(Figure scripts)
________________________
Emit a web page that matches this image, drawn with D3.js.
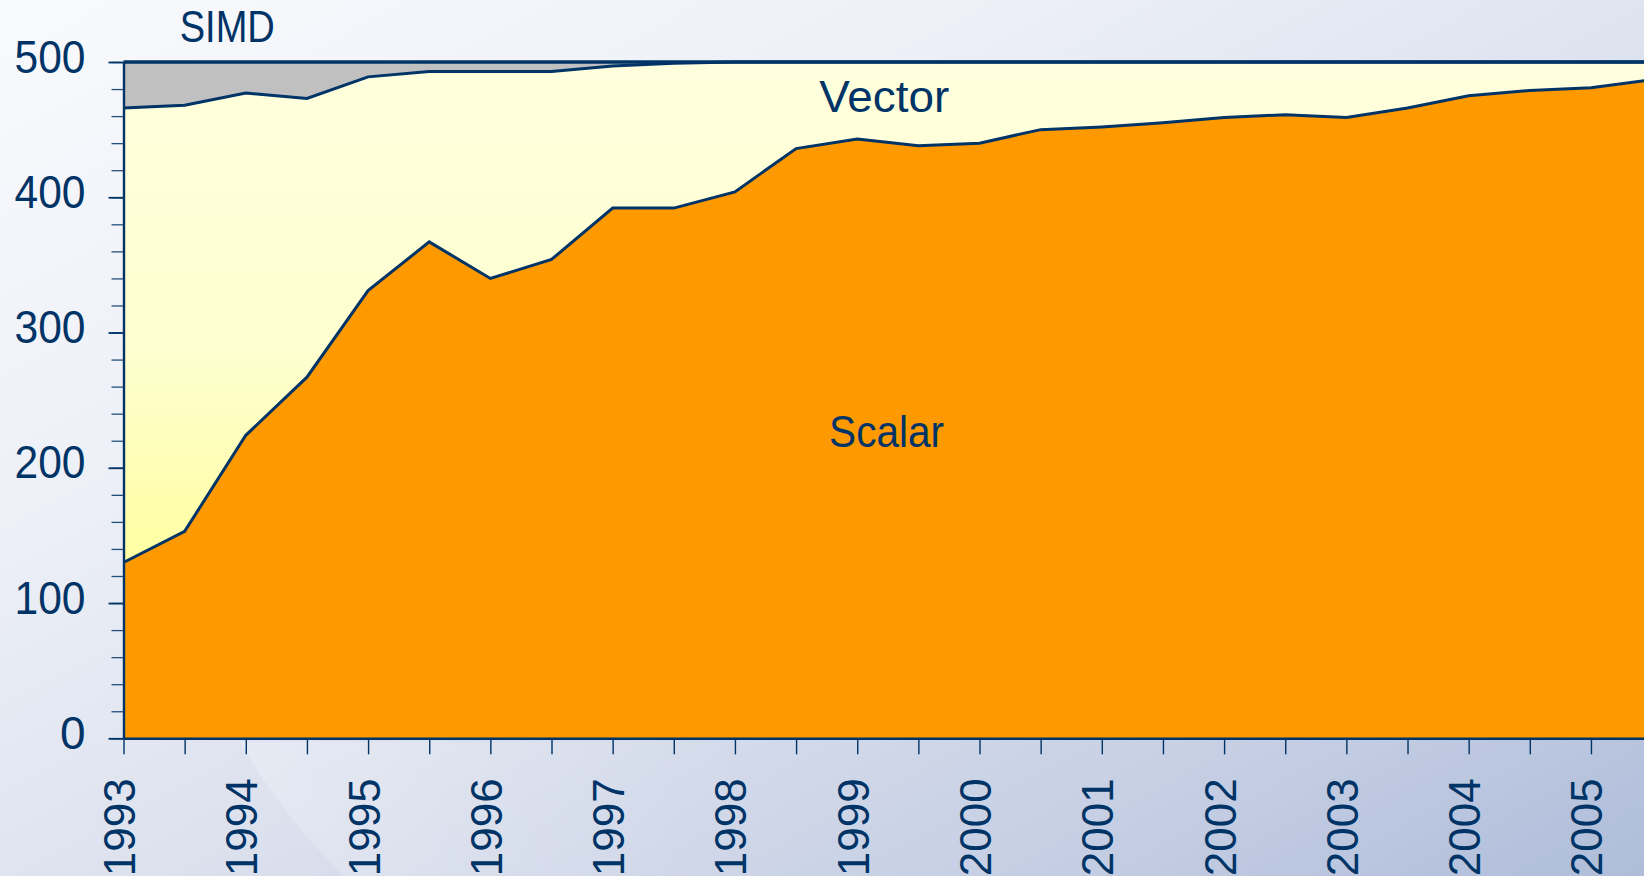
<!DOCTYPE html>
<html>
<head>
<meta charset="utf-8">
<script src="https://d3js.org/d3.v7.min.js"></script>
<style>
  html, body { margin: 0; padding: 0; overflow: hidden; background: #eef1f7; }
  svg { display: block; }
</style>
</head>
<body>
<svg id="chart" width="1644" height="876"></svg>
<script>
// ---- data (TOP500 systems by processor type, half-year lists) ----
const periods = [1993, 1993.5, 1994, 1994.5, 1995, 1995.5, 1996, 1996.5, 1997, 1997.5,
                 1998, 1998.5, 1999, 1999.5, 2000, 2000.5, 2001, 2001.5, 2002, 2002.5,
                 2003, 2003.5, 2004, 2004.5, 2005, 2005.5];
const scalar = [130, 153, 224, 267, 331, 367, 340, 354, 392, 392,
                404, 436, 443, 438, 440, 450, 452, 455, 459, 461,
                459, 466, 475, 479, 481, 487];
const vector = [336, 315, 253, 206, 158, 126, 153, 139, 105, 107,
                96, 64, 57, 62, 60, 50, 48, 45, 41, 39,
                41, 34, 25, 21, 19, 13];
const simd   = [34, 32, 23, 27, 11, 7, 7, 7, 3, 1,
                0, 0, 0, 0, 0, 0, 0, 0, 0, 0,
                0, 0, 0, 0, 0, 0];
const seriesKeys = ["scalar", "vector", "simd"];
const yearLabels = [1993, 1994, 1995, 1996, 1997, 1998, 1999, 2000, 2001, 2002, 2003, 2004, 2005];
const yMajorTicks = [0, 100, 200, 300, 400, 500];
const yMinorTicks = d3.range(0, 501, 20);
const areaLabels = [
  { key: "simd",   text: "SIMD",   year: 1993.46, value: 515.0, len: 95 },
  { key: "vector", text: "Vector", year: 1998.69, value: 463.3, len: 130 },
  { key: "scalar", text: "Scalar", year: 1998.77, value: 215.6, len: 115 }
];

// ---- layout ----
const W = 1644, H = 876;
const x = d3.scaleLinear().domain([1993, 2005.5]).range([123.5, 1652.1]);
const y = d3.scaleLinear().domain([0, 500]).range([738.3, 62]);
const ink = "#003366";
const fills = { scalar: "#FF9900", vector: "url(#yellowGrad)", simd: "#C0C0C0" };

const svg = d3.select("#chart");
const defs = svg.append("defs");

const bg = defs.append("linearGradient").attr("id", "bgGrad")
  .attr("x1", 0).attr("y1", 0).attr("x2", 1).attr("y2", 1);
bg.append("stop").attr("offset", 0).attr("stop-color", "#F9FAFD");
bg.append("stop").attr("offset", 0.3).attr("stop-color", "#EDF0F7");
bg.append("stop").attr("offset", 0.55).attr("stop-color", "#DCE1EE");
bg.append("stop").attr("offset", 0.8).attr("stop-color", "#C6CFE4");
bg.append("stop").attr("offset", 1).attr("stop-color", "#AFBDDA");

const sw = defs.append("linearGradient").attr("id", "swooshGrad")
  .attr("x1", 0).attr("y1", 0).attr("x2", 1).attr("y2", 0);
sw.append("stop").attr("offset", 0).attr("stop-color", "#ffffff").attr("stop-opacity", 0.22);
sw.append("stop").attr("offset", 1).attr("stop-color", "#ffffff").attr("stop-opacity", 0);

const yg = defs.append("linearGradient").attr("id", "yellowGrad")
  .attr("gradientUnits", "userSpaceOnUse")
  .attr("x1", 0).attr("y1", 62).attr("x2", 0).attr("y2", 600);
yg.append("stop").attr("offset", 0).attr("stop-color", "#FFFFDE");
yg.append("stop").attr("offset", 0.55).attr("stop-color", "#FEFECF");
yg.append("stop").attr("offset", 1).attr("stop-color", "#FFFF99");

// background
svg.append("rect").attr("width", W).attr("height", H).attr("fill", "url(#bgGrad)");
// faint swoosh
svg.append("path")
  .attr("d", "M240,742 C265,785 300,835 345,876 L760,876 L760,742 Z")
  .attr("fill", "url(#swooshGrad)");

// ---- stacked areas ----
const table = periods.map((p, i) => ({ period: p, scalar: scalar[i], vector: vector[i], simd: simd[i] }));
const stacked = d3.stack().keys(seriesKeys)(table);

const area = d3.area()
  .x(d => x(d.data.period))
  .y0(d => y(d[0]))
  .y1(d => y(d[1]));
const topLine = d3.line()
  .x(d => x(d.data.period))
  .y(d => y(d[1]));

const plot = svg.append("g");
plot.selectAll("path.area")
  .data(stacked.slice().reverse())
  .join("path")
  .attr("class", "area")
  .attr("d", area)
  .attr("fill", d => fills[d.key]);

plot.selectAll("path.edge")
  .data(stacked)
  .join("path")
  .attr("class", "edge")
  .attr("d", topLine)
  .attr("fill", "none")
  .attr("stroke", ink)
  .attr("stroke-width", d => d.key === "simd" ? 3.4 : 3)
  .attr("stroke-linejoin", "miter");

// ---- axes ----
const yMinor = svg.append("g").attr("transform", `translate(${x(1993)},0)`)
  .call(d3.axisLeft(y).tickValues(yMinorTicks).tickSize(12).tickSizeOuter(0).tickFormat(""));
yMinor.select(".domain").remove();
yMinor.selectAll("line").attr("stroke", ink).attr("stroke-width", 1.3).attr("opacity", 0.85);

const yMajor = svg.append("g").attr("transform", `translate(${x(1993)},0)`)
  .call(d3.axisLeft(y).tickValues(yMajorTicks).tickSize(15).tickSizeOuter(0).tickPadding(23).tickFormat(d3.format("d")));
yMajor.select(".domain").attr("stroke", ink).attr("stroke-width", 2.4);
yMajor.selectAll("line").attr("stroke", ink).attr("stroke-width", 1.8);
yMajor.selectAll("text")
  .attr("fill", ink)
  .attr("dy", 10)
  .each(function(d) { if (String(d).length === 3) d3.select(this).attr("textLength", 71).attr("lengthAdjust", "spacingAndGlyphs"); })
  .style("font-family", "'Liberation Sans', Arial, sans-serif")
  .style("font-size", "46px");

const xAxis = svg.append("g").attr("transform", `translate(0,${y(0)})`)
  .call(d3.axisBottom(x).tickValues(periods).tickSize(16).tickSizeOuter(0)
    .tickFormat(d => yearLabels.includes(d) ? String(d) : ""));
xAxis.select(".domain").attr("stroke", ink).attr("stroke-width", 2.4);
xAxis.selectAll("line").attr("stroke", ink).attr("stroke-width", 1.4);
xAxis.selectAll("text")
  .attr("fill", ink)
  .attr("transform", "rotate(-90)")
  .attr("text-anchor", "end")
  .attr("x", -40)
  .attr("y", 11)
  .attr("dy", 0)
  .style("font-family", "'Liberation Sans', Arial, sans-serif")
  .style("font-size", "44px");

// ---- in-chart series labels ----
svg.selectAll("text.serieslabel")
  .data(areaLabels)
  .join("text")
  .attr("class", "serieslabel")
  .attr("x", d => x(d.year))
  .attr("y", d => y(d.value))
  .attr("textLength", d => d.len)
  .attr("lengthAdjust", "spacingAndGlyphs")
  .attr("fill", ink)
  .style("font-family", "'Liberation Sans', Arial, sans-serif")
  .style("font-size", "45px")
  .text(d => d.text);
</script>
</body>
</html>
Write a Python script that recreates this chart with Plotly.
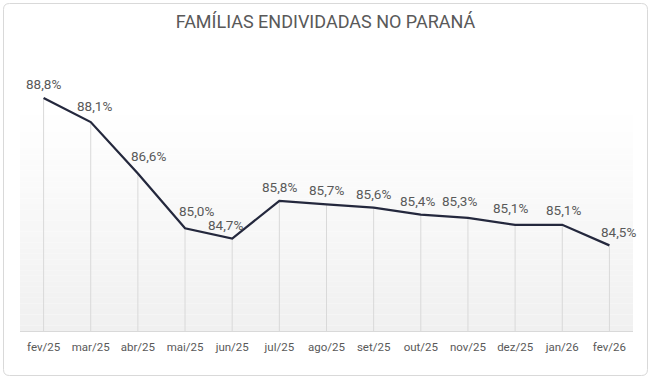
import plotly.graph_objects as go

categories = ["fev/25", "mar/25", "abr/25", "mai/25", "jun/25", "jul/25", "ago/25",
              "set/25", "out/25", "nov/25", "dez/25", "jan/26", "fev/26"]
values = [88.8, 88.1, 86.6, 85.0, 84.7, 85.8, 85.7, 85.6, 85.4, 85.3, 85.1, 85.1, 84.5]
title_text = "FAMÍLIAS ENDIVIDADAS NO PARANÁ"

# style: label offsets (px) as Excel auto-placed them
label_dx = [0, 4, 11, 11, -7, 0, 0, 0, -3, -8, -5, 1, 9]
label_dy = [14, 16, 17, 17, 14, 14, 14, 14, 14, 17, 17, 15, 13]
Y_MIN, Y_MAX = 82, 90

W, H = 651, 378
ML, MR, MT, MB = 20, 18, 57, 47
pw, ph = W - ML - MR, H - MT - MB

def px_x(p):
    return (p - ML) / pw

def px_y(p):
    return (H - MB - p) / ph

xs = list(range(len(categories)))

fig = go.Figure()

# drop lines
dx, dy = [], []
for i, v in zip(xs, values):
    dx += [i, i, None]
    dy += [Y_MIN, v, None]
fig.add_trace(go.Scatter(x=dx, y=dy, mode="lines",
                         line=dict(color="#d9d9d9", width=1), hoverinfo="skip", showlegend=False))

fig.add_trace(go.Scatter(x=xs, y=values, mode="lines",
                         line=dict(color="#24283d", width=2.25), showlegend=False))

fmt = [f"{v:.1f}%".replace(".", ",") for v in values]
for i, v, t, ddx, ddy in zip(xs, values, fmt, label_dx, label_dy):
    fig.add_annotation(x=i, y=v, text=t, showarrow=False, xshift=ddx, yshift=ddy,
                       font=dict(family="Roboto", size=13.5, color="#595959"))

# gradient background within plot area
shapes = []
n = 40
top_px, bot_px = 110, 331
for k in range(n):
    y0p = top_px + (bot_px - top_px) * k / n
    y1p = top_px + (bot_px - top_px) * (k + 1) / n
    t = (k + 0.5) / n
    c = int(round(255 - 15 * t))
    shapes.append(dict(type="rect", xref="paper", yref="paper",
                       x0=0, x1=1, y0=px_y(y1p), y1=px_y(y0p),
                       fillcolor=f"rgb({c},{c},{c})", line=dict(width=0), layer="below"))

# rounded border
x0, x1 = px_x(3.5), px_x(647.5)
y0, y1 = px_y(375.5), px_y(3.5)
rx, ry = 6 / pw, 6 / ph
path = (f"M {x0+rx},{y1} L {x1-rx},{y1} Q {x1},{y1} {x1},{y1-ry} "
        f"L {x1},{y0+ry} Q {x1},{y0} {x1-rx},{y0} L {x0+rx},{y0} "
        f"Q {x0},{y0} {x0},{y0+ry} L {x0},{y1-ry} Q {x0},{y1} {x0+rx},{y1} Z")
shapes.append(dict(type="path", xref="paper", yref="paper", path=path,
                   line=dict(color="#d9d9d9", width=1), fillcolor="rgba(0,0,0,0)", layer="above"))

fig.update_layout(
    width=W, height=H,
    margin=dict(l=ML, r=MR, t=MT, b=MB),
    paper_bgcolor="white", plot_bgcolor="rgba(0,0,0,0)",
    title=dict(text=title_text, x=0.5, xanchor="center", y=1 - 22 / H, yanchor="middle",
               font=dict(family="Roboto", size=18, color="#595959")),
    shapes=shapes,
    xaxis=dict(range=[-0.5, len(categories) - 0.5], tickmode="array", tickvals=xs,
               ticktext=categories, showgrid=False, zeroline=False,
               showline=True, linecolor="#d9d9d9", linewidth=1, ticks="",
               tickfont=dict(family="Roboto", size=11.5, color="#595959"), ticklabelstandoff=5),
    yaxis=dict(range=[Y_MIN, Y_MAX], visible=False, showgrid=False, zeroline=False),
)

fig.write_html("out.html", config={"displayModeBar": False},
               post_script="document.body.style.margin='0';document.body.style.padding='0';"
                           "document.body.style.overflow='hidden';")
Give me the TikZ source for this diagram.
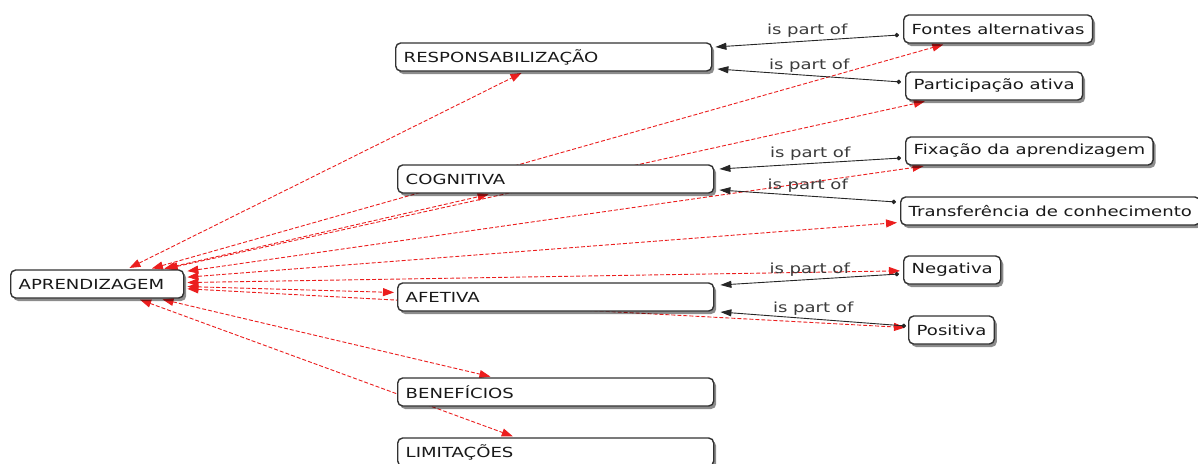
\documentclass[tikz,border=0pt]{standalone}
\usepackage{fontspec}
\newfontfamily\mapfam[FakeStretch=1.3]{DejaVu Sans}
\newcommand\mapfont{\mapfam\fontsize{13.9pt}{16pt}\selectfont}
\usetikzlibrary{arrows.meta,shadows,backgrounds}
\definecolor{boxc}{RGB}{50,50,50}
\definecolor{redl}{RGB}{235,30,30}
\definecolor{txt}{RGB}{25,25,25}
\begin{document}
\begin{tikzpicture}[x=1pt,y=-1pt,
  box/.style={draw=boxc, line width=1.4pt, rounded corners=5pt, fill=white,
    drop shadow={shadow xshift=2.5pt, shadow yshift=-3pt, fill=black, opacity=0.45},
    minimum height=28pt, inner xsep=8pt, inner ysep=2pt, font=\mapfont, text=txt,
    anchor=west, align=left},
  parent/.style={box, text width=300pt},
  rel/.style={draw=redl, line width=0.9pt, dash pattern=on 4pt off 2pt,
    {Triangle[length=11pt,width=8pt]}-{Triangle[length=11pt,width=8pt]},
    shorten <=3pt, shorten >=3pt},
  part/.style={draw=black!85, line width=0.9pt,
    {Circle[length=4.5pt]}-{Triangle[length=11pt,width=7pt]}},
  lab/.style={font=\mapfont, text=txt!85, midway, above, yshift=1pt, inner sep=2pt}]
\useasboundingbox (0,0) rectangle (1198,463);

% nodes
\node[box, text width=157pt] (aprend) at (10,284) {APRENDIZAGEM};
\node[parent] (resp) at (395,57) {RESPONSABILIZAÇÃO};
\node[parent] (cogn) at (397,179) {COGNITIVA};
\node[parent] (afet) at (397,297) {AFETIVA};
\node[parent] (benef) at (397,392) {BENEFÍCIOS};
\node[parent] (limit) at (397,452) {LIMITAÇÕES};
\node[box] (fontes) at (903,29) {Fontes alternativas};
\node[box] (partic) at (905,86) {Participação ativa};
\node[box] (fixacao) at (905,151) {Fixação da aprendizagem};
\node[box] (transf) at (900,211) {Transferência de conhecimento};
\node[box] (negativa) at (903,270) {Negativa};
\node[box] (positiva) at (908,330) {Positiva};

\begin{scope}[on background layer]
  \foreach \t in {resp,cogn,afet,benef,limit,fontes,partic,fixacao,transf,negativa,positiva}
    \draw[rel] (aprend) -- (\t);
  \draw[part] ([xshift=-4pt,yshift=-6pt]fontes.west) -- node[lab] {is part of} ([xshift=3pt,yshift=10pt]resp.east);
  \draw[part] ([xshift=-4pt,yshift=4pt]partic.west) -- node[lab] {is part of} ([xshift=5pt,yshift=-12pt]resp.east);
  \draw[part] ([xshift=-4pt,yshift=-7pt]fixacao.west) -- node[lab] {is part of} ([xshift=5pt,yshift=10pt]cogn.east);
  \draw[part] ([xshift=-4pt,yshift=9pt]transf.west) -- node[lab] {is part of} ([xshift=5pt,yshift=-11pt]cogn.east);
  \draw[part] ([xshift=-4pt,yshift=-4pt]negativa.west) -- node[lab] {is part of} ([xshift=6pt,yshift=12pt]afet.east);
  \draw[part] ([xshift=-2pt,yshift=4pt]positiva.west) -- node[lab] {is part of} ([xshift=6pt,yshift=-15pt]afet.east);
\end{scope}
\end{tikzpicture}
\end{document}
________________________
### WORK INSTRUCTIONS
Leave out every picture, then retype exactly the lines from the one containing "Write a Python" through the one containing "import plotly.graph_objects as go".

### RESULT OF THIS TASK
Write a Python script that recreates this chart with Plotly.
import plotly.graph_objects as go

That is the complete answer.